The transformation of Marston’s (MARS) pub estate has boosted its pre-tax profit by 10% to £91.5 million and improved its quality of earnings, but the £913 million cap says there is plenty more to come.

Marston’s, trading 3% higher at 164.4p, has largely completed the three-year transformation of its pub portfolio, which saw it sell around 600 underperforming pubs and build 134 destination, food-led outlets.

The new sites are capable of generating annual EBITDA (earnings before interest, tax, depreciation and amortisation) of between £300,000 and £400,000. The pubs it sold were generating EBITDA of just £20,000 a year, according to Langton Capital.

Earnings per share are up by 10% to 12.9p in the year to 3 October and revenue is 7% higher at £845.5 million. The final dividend has been hiked by 4.7% to 4.5p.

MARSTON'S - Comparison Line Chart (Rebased to first)

Marston’s chief executive Ralph Findlay says the pub disposals impacted the group’s earnings in the past and it can now look forward to a period without an earnings drag.

He is sticking with his target of building around 20 new pubs a year, which he claims is the biggest driver of growth.

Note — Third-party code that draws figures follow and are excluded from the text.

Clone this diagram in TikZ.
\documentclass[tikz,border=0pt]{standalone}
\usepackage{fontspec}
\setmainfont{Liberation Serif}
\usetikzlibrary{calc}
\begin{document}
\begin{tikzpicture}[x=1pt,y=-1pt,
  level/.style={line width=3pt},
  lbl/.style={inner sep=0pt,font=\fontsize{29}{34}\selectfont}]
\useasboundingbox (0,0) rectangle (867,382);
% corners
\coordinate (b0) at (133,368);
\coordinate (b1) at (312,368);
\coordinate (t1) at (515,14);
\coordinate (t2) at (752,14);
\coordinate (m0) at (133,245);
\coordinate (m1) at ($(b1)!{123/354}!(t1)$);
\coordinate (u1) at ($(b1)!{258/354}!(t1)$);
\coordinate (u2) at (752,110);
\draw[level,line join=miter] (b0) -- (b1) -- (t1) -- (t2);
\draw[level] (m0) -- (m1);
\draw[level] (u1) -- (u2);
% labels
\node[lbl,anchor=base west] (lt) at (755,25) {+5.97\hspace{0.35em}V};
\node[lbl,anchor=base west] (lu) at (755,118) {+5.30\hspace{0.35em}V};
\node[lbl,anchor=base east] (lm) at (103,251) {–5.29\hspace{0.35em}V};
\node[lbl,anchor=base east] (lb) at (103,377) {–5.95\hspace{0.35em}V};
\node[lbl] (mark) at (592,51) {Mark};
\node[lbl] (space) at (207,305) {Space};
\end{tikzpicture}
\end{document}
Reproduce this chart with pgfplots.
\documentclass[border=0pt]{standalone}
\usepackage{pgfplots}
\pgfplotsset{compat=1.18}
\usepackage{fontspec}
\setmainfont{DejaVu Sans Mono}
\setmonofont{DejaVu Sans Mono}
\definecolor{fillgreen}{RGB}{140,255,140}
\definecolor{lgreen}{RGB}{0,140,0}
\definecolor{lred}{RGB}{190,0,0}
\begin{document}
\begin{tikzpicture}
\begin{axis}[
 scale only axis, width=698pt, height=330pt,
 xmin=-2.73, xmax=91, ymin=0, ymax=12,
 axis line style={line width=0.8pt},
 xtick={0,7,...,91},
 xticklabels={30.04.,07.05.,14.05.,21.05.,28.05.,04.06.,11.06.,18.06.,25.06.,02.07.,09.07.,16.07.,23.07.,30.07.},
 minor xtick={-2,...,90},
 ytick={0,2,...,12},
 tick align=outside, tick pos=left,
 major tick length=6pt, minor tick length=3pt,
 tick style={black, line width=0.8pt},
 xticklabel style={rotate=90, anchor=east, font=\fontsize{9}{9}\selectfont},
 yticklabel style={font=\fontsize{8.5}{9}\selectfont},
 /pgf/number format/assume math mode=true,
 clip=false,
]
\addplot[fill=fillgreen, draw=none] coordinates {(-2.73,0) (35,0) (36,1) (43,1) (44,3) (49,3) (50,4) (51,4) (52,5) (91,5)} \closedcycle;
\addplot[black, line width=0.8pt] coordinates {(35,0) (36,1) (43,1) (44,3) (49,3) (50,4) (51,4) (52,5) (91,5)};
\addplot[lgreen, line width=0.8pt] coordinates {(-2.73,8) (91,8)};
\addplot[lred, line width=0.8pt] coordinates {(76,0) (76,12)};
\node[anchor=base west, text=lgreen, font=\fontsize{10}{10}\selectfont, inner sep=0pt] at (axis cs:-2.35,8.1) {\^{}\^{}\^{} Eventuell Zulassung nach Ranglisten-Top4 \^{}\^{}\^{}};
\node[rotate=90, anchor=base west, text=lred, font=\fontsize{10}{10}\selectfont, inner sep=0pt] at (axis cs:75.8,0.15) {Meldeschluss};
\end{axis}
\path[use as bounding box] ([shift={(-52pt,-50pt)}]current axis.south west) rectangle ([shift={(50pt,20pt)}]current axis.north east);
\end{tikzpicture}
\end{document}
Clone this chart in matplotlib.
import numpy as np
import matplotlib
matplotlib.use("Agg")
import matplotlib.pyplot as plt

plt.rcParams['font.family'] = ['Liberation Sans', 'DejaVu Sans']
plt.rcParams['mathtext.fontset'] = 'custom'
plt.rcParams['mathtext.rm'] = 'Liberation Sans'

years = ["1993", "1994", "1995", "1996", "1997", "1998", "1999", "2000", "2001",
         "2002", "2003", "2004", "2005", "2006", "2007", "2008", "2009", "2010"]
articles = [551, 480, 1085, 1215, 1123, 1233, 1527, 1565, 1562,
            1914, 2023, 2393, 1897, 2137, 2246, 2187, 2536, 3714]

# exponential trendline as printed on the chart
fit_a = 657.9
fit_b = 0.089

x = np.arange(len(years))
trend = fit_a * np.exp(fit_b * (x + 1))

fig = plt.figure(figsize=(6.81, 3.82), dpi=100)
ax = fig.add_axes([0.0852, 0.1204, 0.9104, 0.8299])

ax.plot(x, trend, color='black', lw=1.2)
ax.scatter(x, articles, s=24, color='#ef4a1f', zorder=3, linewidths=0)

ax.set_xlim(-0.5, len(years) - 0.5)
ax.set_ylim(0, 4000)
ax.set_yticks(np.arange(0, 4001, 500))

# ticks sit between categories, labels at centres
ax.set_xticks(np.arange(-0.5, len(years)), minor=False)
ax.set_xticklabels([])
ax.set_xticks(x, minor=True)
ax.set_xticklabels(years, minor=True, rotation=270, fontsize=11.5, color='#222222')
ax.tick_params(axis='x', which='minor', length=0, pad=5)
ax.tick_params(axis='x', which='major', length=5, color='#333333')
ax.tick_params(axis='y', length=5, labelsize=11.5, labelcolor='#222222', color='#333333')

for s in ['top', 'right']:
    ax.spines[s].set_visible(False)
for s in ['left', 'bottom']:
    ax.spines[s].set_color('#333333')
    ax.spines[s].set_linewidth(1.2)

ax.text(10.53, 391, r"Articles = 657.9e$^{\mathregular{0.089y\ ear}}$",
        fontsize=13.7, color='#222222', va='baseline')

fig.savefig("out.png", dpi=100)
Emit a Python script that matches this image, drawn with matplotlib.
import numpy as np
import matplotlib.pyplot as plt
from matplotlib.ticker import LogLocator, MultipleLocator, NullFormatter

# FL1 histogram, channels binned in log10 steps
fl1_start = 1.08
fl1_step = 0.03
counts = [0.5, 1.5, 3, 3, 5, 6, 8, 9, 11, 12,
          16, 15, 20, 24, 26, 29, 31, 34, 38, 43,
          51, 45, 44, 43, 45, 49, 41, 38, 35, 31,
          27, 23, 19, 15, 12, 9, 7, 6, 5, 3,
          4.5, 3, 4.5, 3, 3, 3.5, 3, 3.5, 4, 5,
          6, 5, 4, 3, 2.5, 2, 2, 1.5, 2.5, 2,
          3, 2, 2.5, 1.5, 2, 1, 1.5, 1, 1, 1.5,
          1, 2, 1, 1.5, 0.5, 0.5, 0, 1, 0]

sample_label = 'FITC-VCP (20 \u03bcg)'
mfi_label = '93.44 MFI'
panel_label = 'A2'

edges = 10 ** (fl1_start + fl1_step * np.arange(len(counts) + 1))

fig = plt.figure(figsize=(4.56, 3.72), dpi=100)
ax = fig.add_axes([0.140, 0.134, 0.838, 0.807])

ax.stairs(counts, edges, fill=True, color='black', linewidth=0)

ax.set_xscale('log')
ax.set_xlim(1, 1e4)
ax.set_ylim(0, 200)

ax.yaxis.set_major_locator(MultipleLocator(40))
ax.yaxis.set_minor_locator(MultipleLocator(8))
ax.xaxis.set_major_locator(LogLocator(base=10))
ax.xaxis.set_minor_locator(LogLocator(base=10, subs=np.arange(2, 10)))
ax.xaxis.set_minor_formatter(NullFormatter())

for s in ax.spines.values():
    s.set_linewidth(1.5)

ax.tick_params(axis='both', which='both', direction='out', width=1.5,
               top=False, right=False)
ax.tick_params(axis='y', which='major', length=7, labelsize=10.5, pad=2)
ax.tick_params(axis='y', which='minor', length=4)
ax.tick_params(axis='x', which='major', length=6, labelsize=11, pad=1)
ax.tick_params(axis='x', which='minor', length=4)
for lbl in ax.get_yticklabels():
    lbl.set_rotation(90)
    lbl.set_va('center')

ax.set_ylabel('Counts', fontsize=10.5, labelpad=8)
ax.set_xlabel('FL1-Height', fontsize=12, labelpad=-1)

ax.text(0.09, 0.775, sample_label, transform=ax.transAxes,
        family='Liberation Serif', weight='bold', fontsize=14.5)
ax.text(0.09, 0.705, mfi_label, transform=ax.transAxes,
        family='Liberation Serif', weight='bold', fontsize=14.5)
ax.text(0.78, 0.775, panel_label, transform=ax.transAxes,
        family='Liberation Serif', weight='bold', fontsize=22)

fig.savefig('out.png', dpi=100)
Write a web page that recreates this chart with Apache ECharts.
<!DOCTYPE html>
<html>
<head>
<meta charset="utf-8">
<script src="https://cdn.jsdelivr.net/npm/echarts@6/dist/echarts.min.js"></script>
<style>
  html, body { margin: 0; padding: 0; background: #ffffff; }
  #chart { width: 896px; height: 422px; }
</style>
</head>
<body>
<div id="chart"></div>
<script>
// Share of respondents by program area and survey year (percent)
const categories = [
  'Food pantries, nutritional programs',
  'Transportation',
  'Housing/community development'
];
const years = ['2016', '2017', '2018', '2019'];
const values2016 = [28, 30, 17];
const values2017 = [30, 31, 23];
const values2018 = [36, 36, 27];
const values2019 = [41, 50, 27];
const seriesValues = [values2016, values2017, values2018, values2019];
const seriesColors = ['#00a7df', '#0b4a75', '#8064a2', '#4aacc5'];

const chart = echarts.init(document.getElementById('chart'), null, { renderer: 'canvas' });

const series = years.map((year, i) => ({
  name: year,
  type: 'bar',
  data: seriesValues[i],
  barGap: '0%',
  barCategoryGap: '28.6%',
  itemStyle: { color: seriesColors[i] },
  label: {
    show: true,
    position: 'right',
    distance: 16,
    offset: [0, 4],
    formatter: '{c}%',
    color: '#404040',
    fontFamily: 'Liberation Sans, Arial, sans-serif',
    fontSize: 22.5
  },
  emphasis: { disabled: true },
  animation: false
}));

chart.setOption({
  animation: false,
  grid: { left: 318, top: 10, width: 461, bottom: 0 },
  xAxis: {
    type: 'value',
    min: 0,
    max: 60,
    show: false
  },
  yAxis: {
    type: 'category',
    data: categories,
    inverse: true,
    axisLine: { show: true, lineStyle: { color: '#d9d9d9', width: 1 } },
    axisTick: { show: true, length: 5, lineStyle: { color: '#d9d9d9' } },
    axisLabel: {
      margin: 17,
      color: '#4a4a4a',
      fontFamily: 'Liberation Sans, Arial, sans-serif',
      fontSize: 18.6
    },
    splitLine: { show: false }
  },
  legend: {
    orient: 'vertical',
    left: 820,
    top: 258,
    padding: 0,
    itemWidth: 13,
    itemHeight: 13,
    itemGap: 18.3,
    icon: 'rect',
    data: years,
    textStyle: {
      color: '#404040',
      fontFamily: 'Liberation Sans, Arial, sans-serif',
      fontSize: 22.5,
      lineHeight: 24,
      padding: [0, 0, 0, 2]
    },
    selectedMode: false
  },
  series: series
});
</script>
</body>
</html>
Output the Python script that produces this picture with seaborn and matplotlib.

‘We’re able to find sites that aren’t located close to the competition and in places where we’re not up against casual dining operators,’ he says.

Marston’s is planning to expand its rotisserie and pizza concepts and increase the number of Generous George destination pubs from four to 10 by the end of the 2016 financial year.

Findlay says the group will also expand its accommodation, which is seeing occupancy rates of more than 70% and an increase in RevPAR (revenue per available room) of around 14%.

‘We built three lodges last year and I expected we’ll add another five next year,’ says Findlay.

Volumes in the brewing business are up 15% year-on-year and Findlay says the resurgence of craft beer and micro-breweries is helping rather than hindering Marston’s because the market overall is growing.

Numis reckons Marston’s EBITDA and dividend growth should drive a 26% equity return over the next two years, yet it trades on a 2016 price to earnings ratio of just 12 – a significant discount to its peers.

Numis’ target price is 180p, implying 9.5% upside.